Benpica
- Full name: Benpica Football Club
- Nicknames: Laskar Bedog Hideung (Black Golok Warriors)
- Short name: BFC
- Founded: 1975; 51 years ago
- Ground: Mini Anda S. Dipura Stadium Karawang, West Java
- Capacity: 2,000
- Owner: PSSI Karawang Regency
- Chairman: Iyus Suryana
- Manager: Dita Putri Yuliani
- Coach: Samsudin
- League: Liga 4
- 2024: Round of 16, (West Java zone series 2)
| Home colours | Away colours |

= Benpica F.C. =

Association football team in Indonesia

Benpica Football Club (simply known as Benpica) is an Indonesian football club based in Cikampek, Karawang Regency, West Java. They currently compete in the Liga 4.

==History==
Benpica Football Club was established in 1975 by Anda Suhanda, but they first participated in the PSSI national competition in 2011 (Third Division of West Java). Started as an amateur football club and they only leveled up to semi-professional in 2011.

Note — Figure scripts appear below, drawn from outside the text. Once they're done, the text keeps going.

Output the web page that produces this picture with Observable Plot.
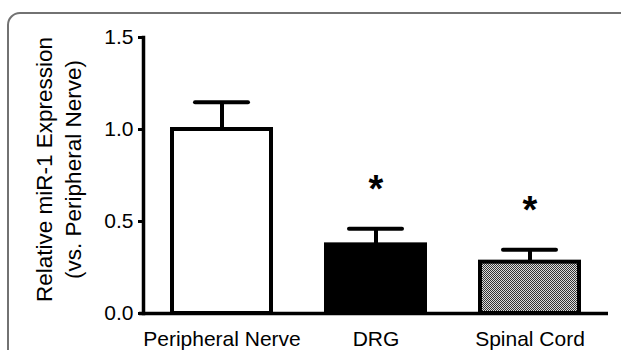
<!DOCTYPE html>
<html><head><meta charset="utf-8">
<script src="https://cdn.jsdelivr.net/npm/d3@7"></script>
<script src="https://cdn.jsdelivr.net/npm/@observablehq/plot@0.6"></script>
<style>
html,body{margin:0;padding:0;background:#fff;overflow:hidden;}
#wrap{position:relative;width:621px;height:350px;overflow:hidden;}
#border{position:absolute;left:7px;top:12px;width:700px;height:500px;border:2px solid #727272;border-radius:13px;box-sizing:border-box;}
#chart{position:absolute;left:0;top:0;}
</style></head><body>
<div id="wrap"><div id="border"></div><div id="chart"></div></div>
<script>
const categories = ["Peripheral Nerve", "DRG", "Spinal Cord"];
const means = [1.0, 0.373, 0.279];
const errors = [0.148, 0.087, 0.067];
const significance = ["", "*", "*"];
const fills = ["white", "black", "url(#checker)"];
const yTicks = [0, 0.5, 1.0, 1.5];
const yTitle = "Relative miR-1 Expression\n(vs. Peripheral Nerve)";

const data = categories.map((c, i) => ({
  category: c, mean: means[i], upper: means[i] + errors[i], sig: significance[i], fill: fills[i]
}));

const chart = Plot.plot({
  width: 621, height: 350,
  marginLeft: 143, marginRight: 13, marginTop: 37, marginBottom: 37,
  style: {fontFamily: "'Liberation Sans', Arial, sans-serif", background: "transparent", color: "black"},
  x: {domain: categories, paddingInner: 0.331, paddingOuter: 0.175, label: null},
  y: {domain: [0, 1.5], label: null},
  color: {type: "identity"},
  marks: [
    Plot.ruleX(data, {x: "category", y1: "mean", y2: "upper", stroke: "black", strokeWidth: 4}),
    Plot.tickY(data, {x: "category", y: "upper", stroke: "black", strokeWidth: 4, insetLeft: 25, insetRight: 25, strokeLinecap: "round"}),
    Plot.barY(data, {x: "category", y: "mean", fill: "fill", stroke: "black", strokeWidth: 4, insetLeft: 2, insetRight: 2}),
    Plot.text(data, {x: "category", y: "upper", text: "sig", fontSize: 38, fontWeight: "bold", dy: -39, fill: "black"}),
    Plot.axisY({ticks: yTicks, tickFormat: d => d.toFixed(1), tickSize: 5, tickPadding: 5, fontSize: 21, strokeWidth: 3, label: null}),
    Plot.axisX({tickSize: 0, tickPadding: 18, fontSize: 21, label: null}),
    Plot.frame({anchor: "left", stroke: "black", strokeWidth: 3.5}),
    Plot.ruleY([0], {stroke: "black", strokeWidth: 3.5, insetLeft: -4}),
    Plot.text([yTitle], {text: d => d, frameAnchor: "left", dx: -86, dy: -6, rotate: -90, fontSize: 22.5, lineHeight: 1.3, textAnchor: "middle", lineAnchor: "middle", fill: "black"})
  ]
});

d3.select(chart).insert("defs", ":first-child").html(
  '<pattern id="checker" width="2" height="2" patternUnits="userSpaceOnUse">' +
  '<rect width="2" height="2" fill="#dcdcdc"/><rect width="1" height="1" fill="#333"/>' +
  '<rect x="1" y="1" width="1" height="1" fill="#333"/></pattern>'
);
document.getElementById("chart").appendChild(chart);
</script>
</body></html>
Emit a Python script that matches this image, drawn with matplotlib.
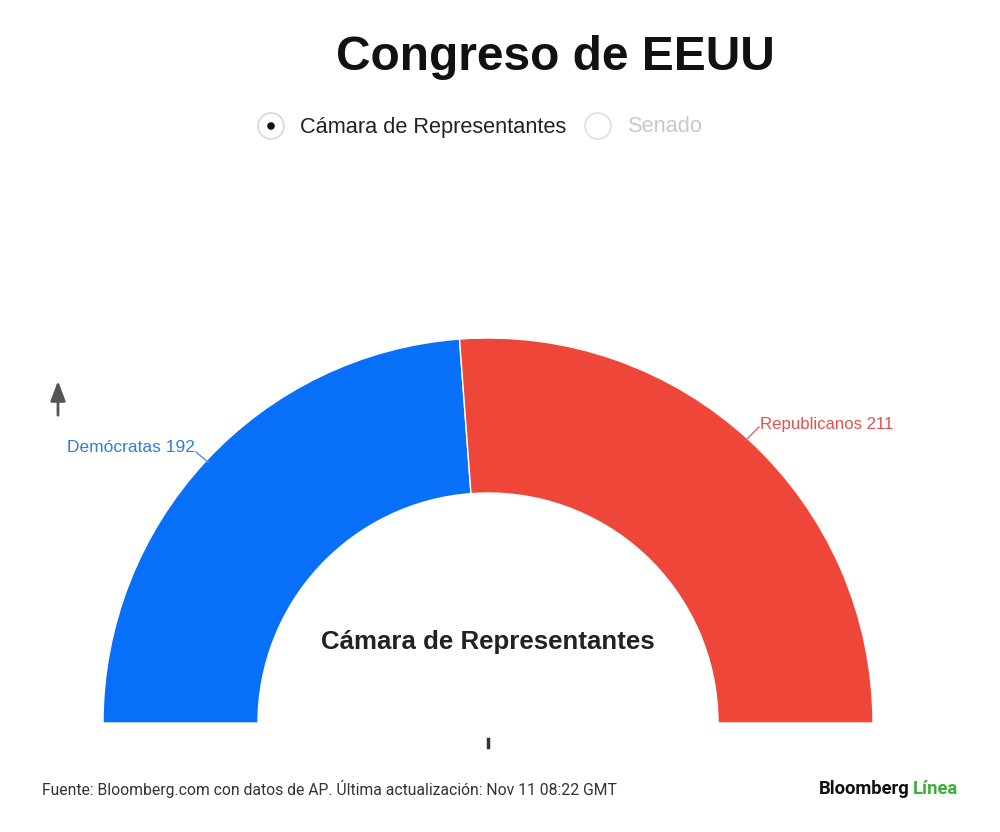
import matplotlib.pyplot as plt
from matplotlib.patches import Wedge, Circle

# data
parties = ["Demócratas", "Republicanos"]
seats = [192, 211]
colors = ["#0870F8", "#EE4638"]
label_colors = ["#2F7FD6", "#E0544A"]

title = "Congreso de EEUU"
chamber_options = ["Cámara de Representantes", "Senado"]
center_label = "Cámara de Representantes"
source = "Fuente: Bloomberg.com con datos de AP. Última actualización: Nov 11 08:22 GMT"

W, H = 1000, 832
fig = plt.figure(figsize=(W / 100, H / 100), dpi=100)
ax = fig.add_axes([0, 0, 1, 1])
ax.set_xlim(0, W)
ax.set_ylim(0, H)
ax.set_aspect("equal")
ax.axis("off")


def py(y):
    # pixel row -> data y
    return H - y


fam = ["Liberation Sans", "DejaVu Sans"]

# title
ax.text(555, py(57), title, ha="center", va="center", fontsize=34.5,
        fontweight="bold", family=fam, color="#111111")

# radio buttons
ax.add_patch(Circle((271, py(126)), 13, facecolor="white", edgecolor="#d8d8d8", lw=1.2))
ax.add_patch(Circle((271, py(126)), 3.8, facecolor="#111111", edgecolor="none"))
ax.text(300, py(127), chamber_options[0], ha="left", va="center", fontsize=15.7,
        family=fam, color="#222222")
ax.add_patch(Circle((598, py(126)), 13, facecolor="white", edgecolor="#e0e0e0", lw=1.2))
ax.text(628, py(127), chamber_options[1], ha="left", va="center", fontsize=15.7,
        family=fam, color="#c8c8c8")

# semicircle
cx, cy = 488, py(723)
r_out, r_in = 385, 230
total = sum(seats)
split = 180 - seats[0] / total * 180
ax.add_patch(Wedge((cx, cy), r_out, split, 180, width=r_out - r_in,
                   facecolor=colors[0], edgecolor="white", lw=1))
ax.add_patch(Wedge((cx, cy), r_out, 0, split, width=r_out - r_in,
                   facecolor=colors[1], edgecolor="white", lw=1))

# labels with leader lines
ax.plot([196, 208], [py(452), py(462)], color="#5a8fc8", lw=1)
ax.text(195, py(448), f"{parties[0]} {seats[0]}", ha="right", va="center",
        fontsize=12.5, family=fam, color=label_colors[0])
ax.plot([745, 759], [py(441), py(427)], color="#d86a62", lw=1)
ax.text(760, py(425), f"{parties[1]} {seats[1]}", ha="left", va="center",
        fontsize=12.1, family=fam, color=label_colors[1])

# center label and majority tick
ax.text(cx, py(642), center_label, ha="center", va="center", fontsize=18.6,
        fontweight="bold", family=fam, color="#222222")
ax.plot([cx, cx], [py(739), py(747)], color="#333333", lw=2.5)

# arrow
ax.annotate("", xy=(58, py(378)), xytext=(58, py(418)),
            arrowprops=dict(arrowstyle="-|>,head_width=0.45,head_length=1.2",
                            color="#555555", lw=2))

# footer
ax.text(42, py(789), source, ha="left", va="center", fontsize=11.3,
        family=["Roboto", "DejaVu Sans"], color="#333333")
ax.text(910, py(789), "Bloomberg", ha="right", va="center", fontsize=13.2,
        fontweight="bold", family=["Roboto", "DejaVu Sans"], color="#111111")
ax.text(913, py(789), "Línea", ha="left", va="center", fontsize=13.2,
        fontweight="bold", family=["Roboto", "DejaVu Sans"], color="#3DAE3A")

fig.savefig("out.png", dpi=100, facecolor="white")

Benpica opened its academy club by collaborating with Persib Bandung. Both of them recently, they inaugurated a soccer school called Persib–Benpica Cikampek Academy. Persib–Benpica Cikampek Academy has five teams between ages, including U10, U12, U14, U16, and U18. they practice three times a week (Tuesday, Thursday, and Saturday) at the Mini Anda S. Dipura Stadium and the North Pangulah Football Field.